Royal Academy of Music: 'The news of Olly Knussen’s death comes as a huge shock to all of us. He was a deeply loved teacher and friend. Olly’s years of regular visits here as Richard Rodney Bennett Professor of Music will remain amongst the most memorable and treasured for all of us who worked with him. We recall the concerts, the chats, the seminars, the recordings, the lessons and all the infectious badinage with a sense of true privilege. The loss to the students and the Academy is just part of the mourning - there can have been few conductor-composer-mentors in the history of British music, or international music for that matter, who encapsulated so vibrantly the value of high-level music-making alongside his tireless championing of new music in the modern era. His memory was off the scale, from the perfect tuning of the second bassoon recording Debussy in Cleveland to the exact texture of the dust jacket on the first Bruckner symphony recorded in Japan. We are grateful we had the opportunity to celebrate him last Wednesday [July 4, as photoed] when he received his honorary doctorate in ebullient spirits. Olly was an irreplaceable force of nature and we’ve all lost a very dear man.’ Professor Jonathan Freeman-Attwood, CBE
"We learned with great sadness that the remarkable composer, conductor, and former London Sinfonietta Music Director Oliver Knussen passed away on Sunday 8 July, aged 66. Knussen was a vital part of the London Sinfonietta family. His Coursing was commissioned by the ensemble and premiered in 1979. He had worked with us as both a composer and conductor from the 1970s, and went on to become Music Director from 1998–2002. His operas Where the Wild Things Are and Higgelty Piggelty Pop! enjoyed huge success and toured widely throughout the UK, and his collective works have been performed by the London Sinfonietta hundreds of times. His musical output stands testament to his genius, whilst his guidance and mentoring of young musicians and composers has inspired a generation.

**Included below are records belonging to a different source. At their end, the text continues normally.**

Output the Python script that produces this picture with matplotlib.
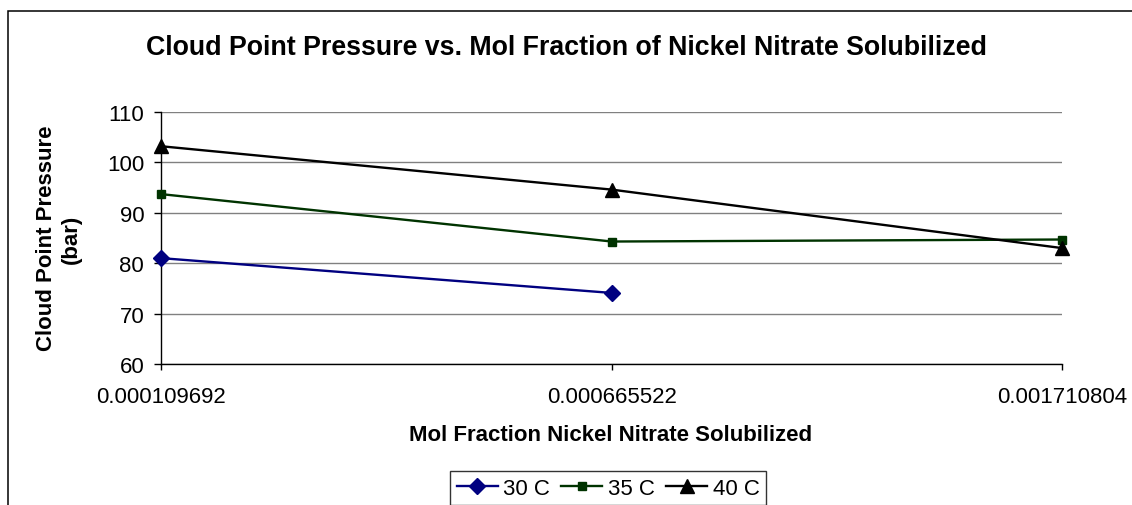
import matplotlib
matplotlib.use("Agg")
import matplotlib.pyplot as plt
from matplotlib.patches import Rectangle

categories = ["0.000109692", "0.000665522", "0.001710804"]
s30 = [81.0, 74.1]
s35 = [93.7, 84.3, 84.7]
s40 = [103.2, 94.6, 83.0]
series_labels = ["30 C", "35 C", "40 C"]
yticks = [60, 70, 80, 90, 100, 110]

plt.rcParams['font.family'] = ['Liberation Sans', 'DejaVu Sans']

W, H = 1132, 506
fig = plt.figure(figsize=(W / 100, H / 100), dpi=100)
fig.patch.set_facecolor('white')

# outer chart border (extends beyond right and bottom edges)
fig.patches.append(Rectangle((7.5 / W, -0.2), 1.2, 1 - 11.5 / H + 0.2,
                             transform=fig.transFigure, fill=False,
                             edgecolor='black', linewidth=1.1, zorder=0))

ax = fig.add_axes([161.5 / W, 1 - 365 / H, 900.5 / W, 252 / H])
x = list(range(len(categories)))

ax.plot(x[:len(s30)], s30, color='#000080', marker='D', markersize=8,
        linewidth=1.7, label=series_labels[0], clip_on=False, zorder=3)
ax.plot(x[:len(s35)], s35, color='#003300', marker='s', markersize=6,
        linewidth=1.7, label=series_labels[1], clip_on=False, zorder=3)
ax.plot(x[:len(s40)], s40, color='black', marker='^', markersize=10.5,
        linewidth=1.7, label=series_labels[2], clip_on=False, zorder=4)

ax.set_xlim(0, 2)
ax.set_ylim(60, 110)
ax.set_yticks(yticks)
ax.set_xticks(x)
ax.set_xticklabels(categories)
ax.yaxis.grid(True, color='#808080', linewidth=1.0)
ax.set_axisbelow(True)
for s in ['top', 'right']:
    ax.spines[s].set_visible(False)
for s in ['left', 'bottom']:
    ax.spines[s].set_color('black')
    ax.spines[s].set_linewidth(1.0)
ax.tick_params(axis='y', direction='out', length=5, width=1, pad=7.5, labelsize=16)
ax.tick_params(axis='x', direction='out', length=4.5, width=1, pad=11, labelsize=16)

fig.text(566 / W, 1 - 55 / H,
         "Cloud Point Pressure vs. Mol Fraction of Nickel Nitrate Solubilized",
         ha='center', va='baseline', fontsize=19.3, fontweight='bold')
fig.text(611 / W, 1 - 436 / H, "Mol Fraction Nickel Nitrate Solubilized",
         ha='center', va='center', fontsize=16, fontweight='bold')
fig.text(52 / W, 1 - 238.5 / H, "Cloud Point Pressure",
         ha='center', va='baseline', rotation=90, rotation_mode='anchor',
         fontsize=16, fontweight='bold')
fig.text(77 / W, 1 - 239 / H, "(bar)",
         ha='center', va='baseline', rotation=90, rotation_mode='anchor',
         fontsize=16, fontweight='bold')

leg = fig.legend(loc='upper left', bbox_to_anchor=(450 / W, 1 - 472 / H),
                 ncol=3, frameon=True, fancybox=False, fontsize=16,
                 handlelength=1.85, handletextpad=0.25, columnspacing=0.5,
                 borderpad=0.3, borderaxespad=0)
leg.get_frame().set_edgecolor('black')
leg.get_frame().set_linewidth(1.0)

fig.savefig("out.png", dpi=100)
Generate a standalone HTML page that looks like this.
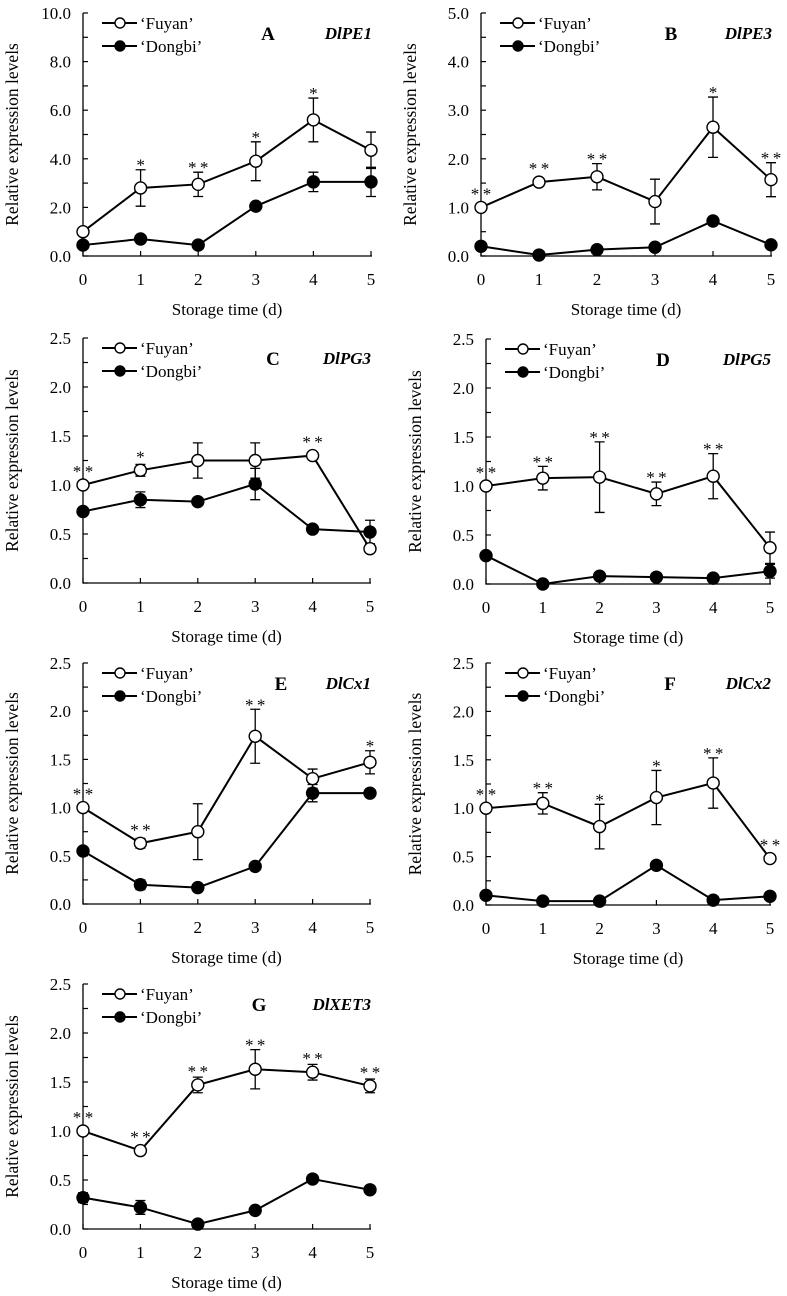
<!DOCTYPE html>
<html><head><meta charset="utf-8"><style>
html,body{margin:0;padding:0;background:#fff;}
svg{display:block;font-family:"Liberation Serif",serif;}
</style></head><body>
<svg id="fig" width="787" height="1296" viewBox="0 0 787 1296" xmlns="http://www.w3.org/2000/svg"></svg>
<script>
const days = [0,1,2,3,4,5];
// Panel A DlPE1
const aFuyan = [1.0,2.8,2.95,3.9,5.6,4.35];
const aFuyanErr = [0,0.75,0.5,0.8,0.9,0.75];
const aDongbi = [0.45,0.7,0.45,2.05,3.05,3.05];
const aDongbiErr = [0,0,0,0,0.4,0.6];
const aStars = ["","*","**","*","*",""];
const aTicks = [0,2,4,6,8,10];
// Panel B DlPE3
const bFuyan = [1.0,1.52,1.63,1.12,2.65,1.57];
const bFuyanErr = [0,0,0.27,0.46,0.62,0.35];
const bDongbi = [0.2,0.02,0.13,0.18,0.72,0.23];
const bDongbiErr = [0,0,0,0,0.05,0];
const bStars = ["**","**","**","","*","**"];
const bTicks = [0,1,2,3,4,5];
// Panel C DlPG3
const cFuyan = [1.0,1.15,1.25,1.25,1.3,0.35];
const cFuyanErr = [0,0.06,0.18,0.18,0,0];
const cDongbi = [0.73,0.85,0.83,1.01,0.55,0.52];
const cDongbiErr = [0,0.08,0,0.16,0,0.12];
const cStars = ["**","*","","","**",""];
const smallTicks = [0,0.5,1.0,1.5,2.0,2.5];
// Panel D DlPG5
const dFuyan = [1.0,1.08,1.09,0.92,1.1,0.37];
const dFuyanErr = [0,0.12,0.36,0.12,0.23,0.16];
const dDongbi = [0.29,0.0,0.08,0.07,0.06,0.13];
const dDongbiErr = [0,0,0,0,0,0.07];
const dStars = ["**","**","**","**","**",""];
// Panel E DlCx1
const eFuyan = [1.0,0.63,0.75,1.74,1.3,1.47];
const eFuyanErr = [0,0.05,0.29,0.28,0.1,0.12];
const eDongbi = [0.55,0.2,0.17,0.39,1.15,1.15];
const eDongbiErr = [0,0.05,0,0,0.09,0];
const eStars = ["**","**","","**","","*"];
// Panel F DlCx2
const fFuyan = [1.0,1.05,0.81,1.11,1.26,0.48];
const fFuyanErr = [0,0.11,0.23,0.28,0.26,0.04];
const fDongbi = [0.1,0.04,0.04,0.41,0.05,0.09];
const fDongbiErr = [0,0,0,0.04,0,0];
const fStars = ["**","**","*","*","**","**"];
// Panel G DlXET3
const gFuyan = [1.0,0.8,1.47,1.63,1.6,1.46];
const gFuyanErr = [0,0.04,0.08,0.2,0.08,0.07];
const gDongbi = [0.32,0.22,0.05,0.19,0.51,0.4];
const gDongbiErr = [0.05,0.07,0,0,0,0];
const gStars = ["**","**","**","**","**","**"];

const svg = document.getElementById('fig');
const NS = 'http://www.w3.org/2000/svg';
function mk(tag, attrs, parent){const e=document.createElementNS(NS,tag);for(const k in attrs)e.setAttribute(k,attrs[k]);(parent||svg).appendChild(e);return e;}

function panel(o){
  const g = mk('g',{});
  
  
  const x = d => o.x0 + (o.x5-o.x0)*d/5;
  const y = v => o.yb - (o.yb-o.yt)*v/o.max;
  const step = o.ticks[1]-o.ticks[0];
  const ax = mk('path',{d:`M${o.x0},${o.yt}V${o.yb}H${o.x5+1}`,stroke:'#000','stroke-width':1.3,fill:'none'},g);
  
  
  for(let v=0; v<=o.max+1e-9; v+=step/2){
    mk('line',{x1:o.x0,x2:o.x0+5,y1:y(v),y2:y(v),stroke:'#000','stroke-width':1.2},g);
  }
  o.ticks.forEach(t=>{
    const tl = mk('text',{x:o.x0-12,y:y(t)+6,'text-anchor':'end','font-size':17},g);
    tl.textContent = t.toFixed(1);
    
    
  });
  days.forEach(d=>{
    mk('line',{x1:x(d),x2:x(d),y1:o.yb,y2:o.yb-5,stroke:'#000','stroke-width':1.2},g);
    const t = mk('text',{x:x(d),y:o.yb+29,'text-anchor':'middle','font-size':17},g);
    t.textContent = d;
    
    
  });
  const xt = mk('text',{x:(o.x0+o.x5)/2,y:o.yb+59,'text-anchor':'middle','font-size':17},g);
  xt.textContent = 'Storage time (d)';
  
  
  const yc=(o.yt+o.yb)/2, yx=o.x0-65;
  const yt = mk('text',{x:yx,y:yc,'text-anchor':'middle','font-size':17.5,transform:`rotate(-90 ${yx} ${yc})`},g);
  yt.textContent = 'Relative expression levels';
  
  
  const series = [[o.dong,o.dongErr,'#000','dongbi'],[o.fuy,o.fuyErr,'#fff','fuyan']];
  series.forEach(([vals,errs,fill,nm])=>{
    vals.forEach((v,i)=>{ if(errs[i]>0){
      const eb = mk('path',{d:`M${x(i)},${y(v-errs[i])}V${y(v+errs[i])}M${x(i)-5},${y(v+errs[i])}h10M${x(i)-5},${y(v-errs[i])}h10`,stroke:'#000','stroke-width':1.3,fill:'none'},g);
      
      
    }});
    const ln = mk('polyline',{points:vals.map((v,i)=>x(i)+','+y(v)).join(' '),stroke:'#000','stroke-width':2,fill:'none'},g);
    
    
    vals.forEach((v,i)=>{
      const c = mk('circle',{cx:x(i),cy:y(v),r:6,fill:fill,stroke:'#000','stroke-width':1.4},g);
      
      
    });
  });
  o.stars.forEach((s,i)=>{ if(s){
    const topPx = Math.min(y(o.fuy[i]+o.fuyErr[i]), y(o.fuy[i])-9);
    const st = mk('text',{x:x(i),y:topPx+1,'text-anchor':'middle','font-size':17},g);
    st.textContent = s.split('').join('\u2009');
    
    
  }});
  [['\u2018Fuyan\u2019','#fff',10],['\u2018Dongbi\u2019','#000',33]].forEach(([lab,fill,dy])=>{
    const ly=o.yt+dy, lx=o.x0+19;
    mk('line',{x1:lx,x2:lx+35,y1:ly,y2:ly,stroke:'#000','stroke-width':2},g);
    mk('circle',{cx:lx+18,cy:ly,r:5,fill:fill,stroke:'#000','stroke-width':1.4},g);
    const lt = mk('text',{x:lx+38,y:ly+6,'font-size':17},g);
    lt.textContent = lab;
    
    
  });
  const L = mk('text',{x:o.x0+o.letterX,y:o.yt+27,'text-anchor':'middle','font-size':19,'font-weight':'bold'},g);
  L.textContent = o.letter;
  
  
  const G = mk('text',{x:o.x5+1,y:o.yt+26,'text-anchor':'end','font-size':17,'font-weight':'bold','font-style':'italic'},g);
  G.textContent = o.gene;
  
  
}
panel({letter:'A',gene:'DlPE1',letterX:185,x0:83,x5:371,yt:13,yb:256,max:10,ticks:aTicks,fuy:aFuyan,fuyErr:aFuyanErr,dong:aDongbi,dongErr:aDongbiErr,stars:aStars});
panel({letter:'B',gene:'DlPE3',letterX:190,x0:481,x5:771,yt:13,yb:256,max:5,ticks:bTicks,fuy:bFuyan,fuyErr:bFuyanErr,dong:bDongbi,dongErr:bDongbiErr,stars:bStars});
panel({letter:'C',gene:'DlPG3',letterX:190,x0:83,x5:370,yt:338,yb:583,max:2.5,ticks:smallTicks,fuy:cFuyan,fuyErr:cFuyanErr,dong:cDongbi,dongErr:cDongbiErr,stars:cStars});
panel({letter:'D',gene:'DlPG5',letterX:177,x0:486,x5:770,yt:339,yb:584,max:2.5,ticks:smallTicks,fuy:dFuyan,fuyErr:dFuyanErr,dong:dDongbi,dongErr:dDongbiErr,stars:dStars});
panel({letter:'E',gene:'DlCx1',letterX:198,x0:83,x5:370,yt:663,yb:904,max:2.5,ticks:smallTicks,fuy:eFuyan,fuyErr:eFuyanErr,dong:eDongbi,dongErr:eDongbiErr,stars:eStars});
panel({letter:'F',gene:'DlCx2',letterX:184,x0:486,x5:770,yt:663,yb:905,max:2.5,ticks:smallTicks,fuy:fFuyan,fuyErr:fFuyanErr,dong:fDongbi,dongErr:fDongbiErr,stars:fStars});
panel({letter:'G',gene:'DlXET3',letterX:176,x0:83,x5:370,yt:984,yb:1229,max:2.5,ticks:smallTicks,fuy:gFuyan,fuyErr:gFuyanErr,dong:gDongbi,dongErr:gDongbiErr,stars:gStars});
</script>
</body></html>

From all at the London Sinfonietta we send our thoughts and deepest sympathies to Olly’s family and friends."
Andrew Burke, London Sinfonietta Chief Executive & Artistic Director: "Olly once showed me his note book in which he carefully recorded, in very beautiful handwriting, every programme he had devised and conducted. For some reason I can’t remember, he had started at the back of the book and was working towards the front. It deeply impressed me, through this simple ritual, how personal and cherished was every stage of his own musical journey. Olly helped create, and then lead as Music Director, an era at the London Sinfonietta that is now a shining part of our history. His performances with us are some of the best we have ever given. And his music some of the most inventive and engaging we’ve ever played. He was a man of towering, uncompromising musical integrity. Everyone involved in the London Sinfonietta will miss him, and we send our thoughts and condolences to his friends and family."